Questionado sobre a falta de espaço no orçamento, Rossetto admite que pode haver dificuldades, em especial no primeiro ano de governo, mas diz que o presidente eleito "está fazendo um esforço gigante para criar condição fiscal para que os programas de combate à miséria persistam no ano que vem".

"Vamos lidar com restrições, mas a roda precisa começar a girar. [Vamos] ampliar o crédito, [destinar] recursos para regularização fundiária e quilombola e para o PAA", argumentou.

Desmonte e retomada dos conselhos

Na gestão Bolsonaro, o Ministério do Desenvolvimento Social – que havia abrigado a pasta nos anos anteriores – foi extinto, e a estrutura do antigo MDA ficou com Tereza Cristina (Progressistas), que assumiu como ministra da Agricultura. 

Presidente da Frente Parlamentar Agropecuária da Câmara dos Deputados durante o governo Temer, Cristina pleiteou, na época, uma vaga no Conselho Nacional de Segurança Alimentar e Nutricional (Consea), com a intenção de aparelhar o colegiado com a pauta do agronegócio, mas esbarrou no regimento do Conselho, segundo duas fontes ouvidas pelo Joio.

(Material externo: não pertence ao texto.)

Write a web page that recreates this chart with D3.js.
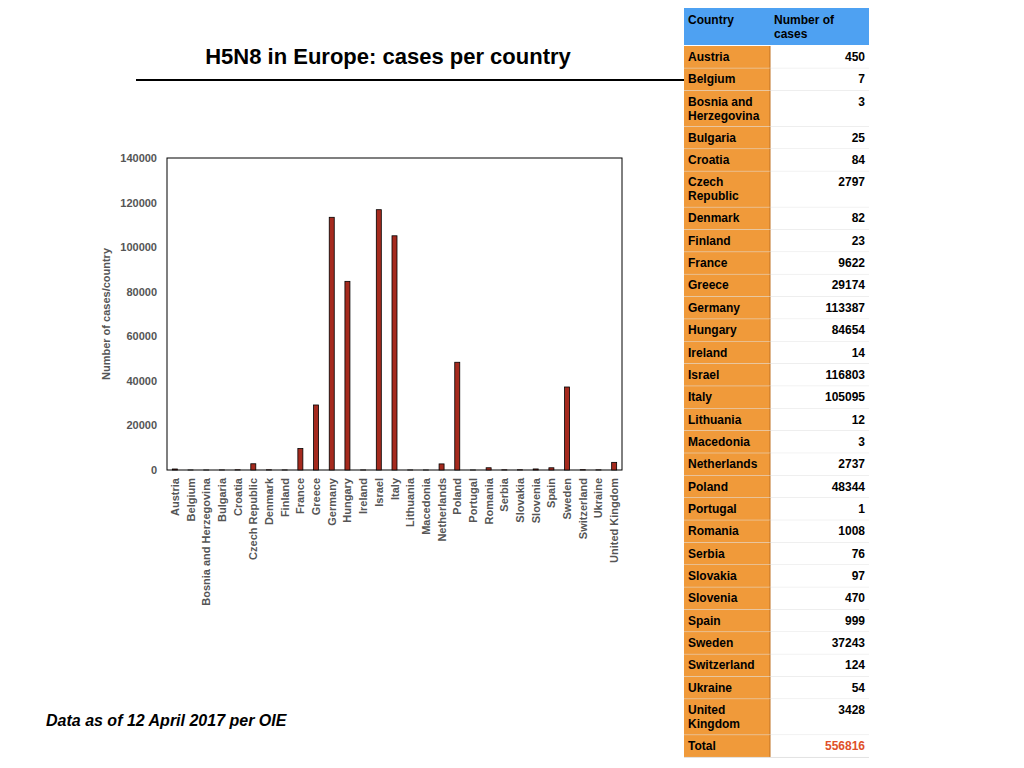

Na transição para o governo Bolsonaro em 2018, ela se incorporou à equipe do novo governo ao lado de Onyx Lorenzoni e Osmar Terra, de onde saiu a decisão de extinguir o Consea, assim como os demais conselhos de participação popular – entre eles o Conselho Nacional de Desenvolvimento Rural (Condraf).

Para o ex-ministro Pepe Vargas, a retomada das políticas executadas pelo Ministério do Desenvolvimento Agrário passa pela reativação destes conselhos e a convocação de conferências populares.

"O PAA, o Programa Assistência Técnica e Extensão Rural (ATER), o Programa de Garantia de Preços Mínimos são algumas políticas que devem ser retomadas em diálogo com as instâncias de participação", aponta ele, que defende também a retomada da Agência Nacional de Assistência Técnica e Extensão Rural (Anater), criada por meio da Lei 12.897/13, com o objetivo de aumentar o acesso dos agricultores ao conhecimento e à tecnologia e melhorar a produtividade no campo.

"Junto com a Embrapa, a Anater poderia cumprir um papel fundamental não só para agricultura familiar, mas também para médios produtores. Estava começando a ser estruturada e deixou de ser prioridade", aponta o ex-ministro.

Texto atualizado às 11:46 da terça-feira (22) para acrescentar as declarações do deputado federal cassado Neri Geller (PP-MT) à Folha de S. Paulo.